Data →
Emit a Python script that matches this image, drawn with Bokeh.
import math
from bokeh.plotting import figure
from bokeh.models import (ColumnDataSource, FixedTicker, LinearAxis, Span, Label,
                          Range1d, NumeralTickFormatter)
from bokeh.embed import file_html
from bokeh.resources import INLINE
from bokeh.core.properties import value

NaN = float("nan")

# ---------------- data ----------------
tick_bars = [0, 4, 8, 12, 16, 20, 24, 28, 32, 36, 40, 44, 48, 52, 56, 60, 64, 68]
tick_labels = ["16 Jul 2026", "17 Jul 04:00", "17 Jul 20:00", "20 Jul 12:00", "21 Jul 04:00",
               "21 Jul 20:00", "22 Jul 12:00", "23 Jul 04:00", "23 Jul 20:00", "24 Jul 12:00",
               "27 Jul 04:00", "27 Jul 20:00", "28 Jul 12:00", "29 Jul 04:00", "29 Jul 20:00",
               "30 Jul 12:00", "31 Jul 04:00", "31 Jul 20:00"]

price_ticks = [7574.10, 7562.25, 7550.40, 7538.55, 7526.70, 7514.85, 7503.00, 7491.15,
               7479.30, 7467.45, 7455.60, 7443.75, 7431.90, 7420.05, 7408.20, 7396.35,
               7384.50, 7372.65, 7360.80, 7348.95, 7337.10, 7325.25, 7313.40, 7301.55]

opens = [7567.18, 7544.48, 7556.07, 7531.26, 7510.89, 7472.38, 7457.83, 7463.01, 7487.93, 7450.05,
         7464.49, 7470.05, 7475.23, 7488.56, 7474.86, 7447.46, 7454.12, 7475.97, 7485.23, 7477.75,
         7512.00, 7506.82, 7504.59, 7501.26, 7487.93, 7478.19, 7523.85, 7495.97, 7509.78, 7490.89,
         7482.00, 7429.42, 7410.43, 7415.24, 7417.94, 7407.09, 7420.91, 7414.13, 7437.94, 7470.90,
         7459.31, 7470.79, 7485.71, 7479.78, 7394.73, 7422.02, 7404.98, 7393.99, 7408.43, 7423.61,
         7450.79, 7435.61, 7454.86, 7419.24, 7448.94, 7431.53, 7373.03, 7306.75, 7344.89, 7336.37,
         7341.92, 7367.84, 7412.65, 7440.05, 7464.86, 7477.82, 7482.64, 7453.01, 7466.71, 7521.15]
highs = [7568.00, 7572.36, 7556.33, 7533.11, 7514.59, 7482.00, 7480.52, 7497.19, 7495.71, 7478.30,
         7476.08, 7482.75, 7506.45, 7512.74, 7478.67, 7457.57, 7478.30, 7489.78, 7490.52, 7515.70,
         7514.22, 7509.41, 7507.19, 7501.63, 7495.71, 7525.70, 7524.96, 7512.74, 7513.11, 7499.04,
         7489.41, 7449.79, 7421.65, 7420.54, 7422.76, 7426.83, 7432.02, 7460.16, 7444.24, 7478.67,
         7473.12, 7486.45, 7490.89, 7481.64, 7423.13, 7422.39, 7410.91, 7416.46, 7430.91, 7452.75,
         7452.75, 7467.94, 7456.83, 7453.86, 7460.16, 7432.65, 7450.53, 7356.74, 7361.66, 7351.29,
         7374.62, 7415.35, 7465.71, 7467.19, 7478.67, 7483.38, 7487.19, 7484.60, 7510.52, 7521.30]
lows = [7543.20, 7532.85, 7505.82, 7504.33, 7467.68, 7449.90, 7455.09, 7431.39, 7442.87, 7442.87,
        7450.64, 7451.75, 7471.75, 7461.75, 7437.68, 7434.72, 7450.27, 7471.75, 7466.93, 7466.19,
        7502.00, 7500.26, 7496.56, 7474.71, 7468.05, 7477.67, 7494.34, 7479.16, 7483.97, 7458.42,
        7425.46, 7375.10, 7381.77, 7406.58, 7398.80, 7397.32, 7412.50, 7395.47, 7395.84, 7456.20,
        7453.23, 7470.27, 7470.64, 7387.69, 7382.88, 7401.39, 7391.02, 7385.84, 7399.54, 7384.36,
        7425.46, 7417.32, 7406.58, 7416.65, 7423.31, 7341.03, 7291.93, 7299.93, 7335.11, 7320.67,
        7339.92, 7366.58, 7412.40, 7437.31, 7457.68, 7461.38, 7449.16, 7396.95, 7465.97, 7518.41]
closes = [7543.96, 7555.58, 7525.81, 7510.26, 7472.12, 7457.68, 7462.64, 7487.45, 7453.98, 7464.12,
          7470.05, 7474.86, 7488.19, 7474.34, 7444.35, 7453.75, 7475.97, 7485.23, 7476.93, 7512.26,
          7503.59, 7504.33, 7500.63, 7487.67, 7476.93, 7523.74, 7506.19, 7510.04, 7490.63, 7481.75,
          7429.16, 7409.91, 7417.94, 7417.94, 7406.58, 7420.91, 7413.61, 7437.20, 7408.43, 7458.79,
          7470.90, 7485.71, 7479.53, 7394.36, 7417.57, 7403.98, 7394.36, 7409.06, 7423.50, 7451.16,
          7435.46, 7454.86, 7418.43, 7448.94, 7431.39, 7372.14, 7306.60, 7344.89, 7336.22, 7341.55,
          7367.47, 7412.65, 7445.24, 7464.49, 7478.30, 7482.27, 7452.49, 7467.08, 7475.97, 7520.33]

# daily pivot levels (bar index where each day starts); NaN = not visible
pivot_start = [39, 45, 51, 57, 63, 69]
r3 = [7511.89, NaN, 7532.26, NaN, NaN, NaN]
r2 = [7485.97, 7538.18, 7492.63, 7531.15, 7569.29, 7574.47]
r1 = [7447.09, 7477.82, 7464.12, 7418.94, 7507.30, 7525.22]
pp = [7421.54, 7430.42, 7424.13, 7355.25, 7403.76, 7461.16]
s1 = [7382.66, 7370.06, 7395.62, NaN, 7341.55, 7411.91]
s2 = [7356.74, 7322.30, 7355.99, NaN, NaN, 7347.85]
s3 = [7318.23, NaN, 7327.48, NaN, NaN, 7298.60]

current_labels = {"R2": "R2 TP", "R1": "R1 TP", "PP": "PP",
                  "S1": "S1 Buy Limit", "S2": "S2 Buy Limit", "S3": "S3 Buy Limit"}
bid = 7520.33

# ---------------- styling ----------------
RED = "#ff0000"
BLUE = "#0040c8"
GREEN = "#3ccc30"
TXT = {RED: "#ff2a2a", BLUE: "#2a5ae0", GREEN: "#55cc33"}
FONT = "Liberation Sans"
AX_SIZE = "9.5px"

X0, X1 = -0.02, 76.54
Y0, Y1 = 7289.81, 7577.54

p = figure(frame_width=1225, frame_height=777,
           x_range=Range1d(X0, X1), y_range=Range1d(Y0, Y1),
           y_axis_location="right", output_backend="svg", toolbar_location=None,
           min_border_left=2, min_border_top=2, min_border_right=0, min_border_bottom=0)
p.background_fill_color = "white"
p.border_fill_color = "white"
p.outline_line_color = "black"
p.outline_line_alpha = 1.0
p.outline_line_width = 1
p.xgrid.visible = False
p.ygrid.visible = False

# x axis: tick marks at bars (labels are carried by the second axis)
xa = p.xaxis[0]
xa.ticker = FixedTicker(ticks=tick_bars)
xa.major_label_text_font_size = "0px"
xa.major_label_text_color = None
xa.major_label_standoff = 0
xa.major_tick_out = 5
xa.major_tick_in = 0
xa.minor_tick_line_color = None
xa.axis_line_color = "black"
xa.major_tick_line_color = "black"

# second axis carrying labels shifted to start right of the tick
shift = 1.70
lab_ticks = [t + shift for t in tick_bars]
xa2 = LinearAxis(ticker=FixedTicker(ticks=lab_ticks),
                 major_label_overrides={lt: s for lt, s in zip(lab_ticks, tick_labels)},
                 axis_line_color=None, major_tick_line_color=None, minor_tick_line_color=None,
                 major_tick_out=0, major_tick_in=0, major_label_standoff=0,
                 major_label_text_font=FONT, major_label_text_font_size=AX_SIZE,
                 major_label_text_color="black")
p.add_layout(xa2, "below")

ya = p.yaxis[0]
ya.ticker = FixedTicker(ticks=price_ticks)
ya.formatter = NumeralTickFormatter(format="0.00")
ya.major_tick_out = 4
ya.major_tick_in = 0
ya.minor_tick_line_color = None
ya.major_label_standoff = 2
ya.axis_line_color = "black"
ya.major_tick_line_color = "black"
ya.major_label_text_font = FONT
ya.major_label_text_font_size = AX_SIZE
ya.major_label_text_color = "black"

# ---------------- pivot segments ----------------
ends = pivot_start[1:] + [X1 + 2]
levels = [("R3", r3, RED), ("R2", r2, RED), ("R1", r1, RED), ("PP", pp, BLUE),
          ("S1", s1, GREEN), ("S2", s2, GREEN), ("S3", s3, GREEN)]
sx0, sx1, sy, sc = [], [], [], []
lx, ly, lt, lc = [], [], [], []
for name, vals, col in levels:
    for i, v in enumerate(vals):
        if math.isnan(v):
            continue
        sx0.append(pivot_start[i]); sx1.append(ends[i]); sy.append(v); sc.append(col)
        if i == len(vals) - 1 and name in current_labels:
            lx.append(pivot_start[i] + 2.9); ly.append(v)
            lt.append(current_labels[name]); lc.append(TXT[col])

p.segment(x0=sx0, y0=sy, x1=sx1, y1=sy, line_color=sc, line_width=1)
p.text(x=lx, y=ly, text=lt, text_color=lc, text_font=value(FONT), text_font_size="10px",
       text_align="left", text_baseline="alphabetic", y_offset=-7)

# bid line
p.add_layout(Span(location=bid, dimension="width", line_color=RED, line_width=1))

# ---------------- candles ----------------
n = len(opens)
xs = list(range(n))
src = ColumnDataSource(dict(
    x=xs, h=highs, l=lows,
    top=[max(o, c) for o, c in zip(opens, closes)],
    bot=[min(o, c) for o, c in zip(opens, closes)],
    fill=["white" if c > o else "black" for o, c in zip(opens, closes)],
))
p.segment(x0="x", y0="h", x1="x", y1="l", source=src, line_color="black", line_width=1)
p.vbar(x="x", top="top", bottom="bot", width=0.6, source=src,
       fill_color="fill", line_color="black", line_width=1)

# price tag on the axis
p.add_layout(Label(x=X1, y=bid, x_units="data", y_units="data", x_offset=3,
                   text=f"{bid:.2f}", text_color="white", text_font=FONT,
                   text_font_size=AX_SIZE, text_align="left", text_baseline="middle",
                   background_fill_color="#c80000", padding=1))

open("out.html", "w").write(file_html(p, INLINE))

What you should do → Please write out the material word for word from its first line through the line holding "7325.25, 7313.40, 7301.55]", including both, and no line past it.

Completed exercise →
Emit a Python script that matches this image, drawn with Bokeh.
import math
from bokeh.plotting import figure
from bokeh.models import (ColumnDataSource, FixedTicker, LinearAxis, Span, Label,
                          Range1d, NumeralTickFormatter)
from bokeh.embed import file_html
from bokeh.resources import INLINE
from bokeh.core.properties import value

NaN = float("nan")

# ---------------- data ----------------
tick_bars = [0, 4, 8, 12, 16, 20, 24, 28, 32, 36, 40, 44, 48, 52, 56, 60, 64, 68]
tick_labels = ["16 Jul 2026", "17 Jul 04:00", "17 Jul 20:00", "20 Jul 12:00", "21 Jul 04:00",
               "21 Jul 20:00", "22 Jul 12:00", "23 Jul 04:00", "23 Jul 20:00", "24 Jul 12:00",
               "27 Jul 04:00", "27 Jul 20:00", "28 Jul 12:00", "29 Jul 04:00", "29 Jul 20:00",
               "30 Jul 12:00", "31 Jul 04:00", "31 Jul 20:00"]

price_ticks = [7574.10, 7562.25, 7550.40, 7538.55, 7526.70, 7514.85, 7503.00, 7491.15,
               7479.30, 7467.45, 7455.60, 7443.75, 7431.90, 7420.05, 7408.20, 7396.35,
               7384.50, 7372.65, 7360.80, 7348.95, 7337.10, 7325.25, 7313.40, 7301.55]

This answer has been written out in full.